Daniel C. McCarthy, Senior Editor/Special Projects

E-commerce notwithstanding, much of today's work force is still mobile. Thousands of consultants, salespeople and trainers spend a substantial amount of time traveling from one client to another. The tools of the trade for these "road warriors" include a mobile phone, a laptop computer and, increasingly, a projector with which to deliver presentations. Obviously, the smaller and more lightweight these items, the better -- particularly if performance isn't sacrificed.

The new U3 series of palm-size projectors from Plus Corp. in Tokyo have a 7 × 9 × 1.9-in. footprint and weigh less than 3 lb. The projectors owe their small scale to more diminutive lamp and electronics technology, as well as to a smaller micromirror chip from Texas Instruments Inc. in Dallas.

"Last year, our lightest projector weighed 5.7 lb, which means we've nearly halved its weight in one year," said Brian Waite, Plus Corporation of America's marketing coordinator for North and South America.


A close-up of an LCD-projected image (left) shows lower resolution in comparison with an image projected using micromirror technology (right).
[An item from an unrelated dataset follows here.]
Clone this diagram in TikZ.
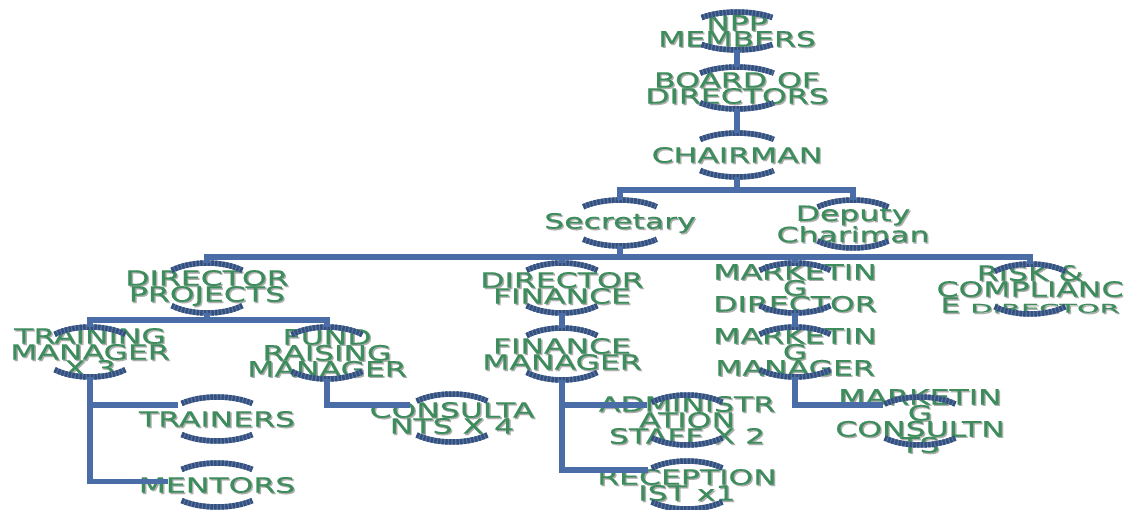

This is because the micromirrors are very large relative to the gap between them, while elements in LCD projectors are generally much smaller compared with the distance between them. Besides providing XGA resolution, micromirrors helped one projector manufacturer to produce a portable unit that weighs less than 3 lb. Courtesy of Texas Instruments Inc.


The chip in the current projectors is 0.7 in. in diameter. The smaller chip doesn't sacrifice performance, Waite said, adding that the U3 series carry XGA resolution, a difference that is apparent in the display space. XGA resolution displays about a third more information than SVGA projectors.

Texas Instruments' micromirrors are combined with control and formatting electronics to form the company's Digital Light Processing technology. Light in the projector travels from a source through a rapidly moving color wheel and strikes the device's 500,000 micromirrors. The mirrors modulate the light to create a digital image, which is enlarged and projected by a wide-angle throw lens.

Projectors based on liquid crystal displays (LCDs) split light from the lamp through three-color panels and realign the images with a prism. Micromirror technology, however, delivers images using a single panel. "A single-panel architecture allows optical systems -- a key contributor to weight/size -- to be developed which are much smaller and lighter, because they can be less complex," said Ian McMurray, a spokesman for Texas Instruments.

And, because micromirrors are a reflective technology, they typically extract more lumens of output brightness per watt of lamp input than LCD technology, which requires half of the source light to be polarized.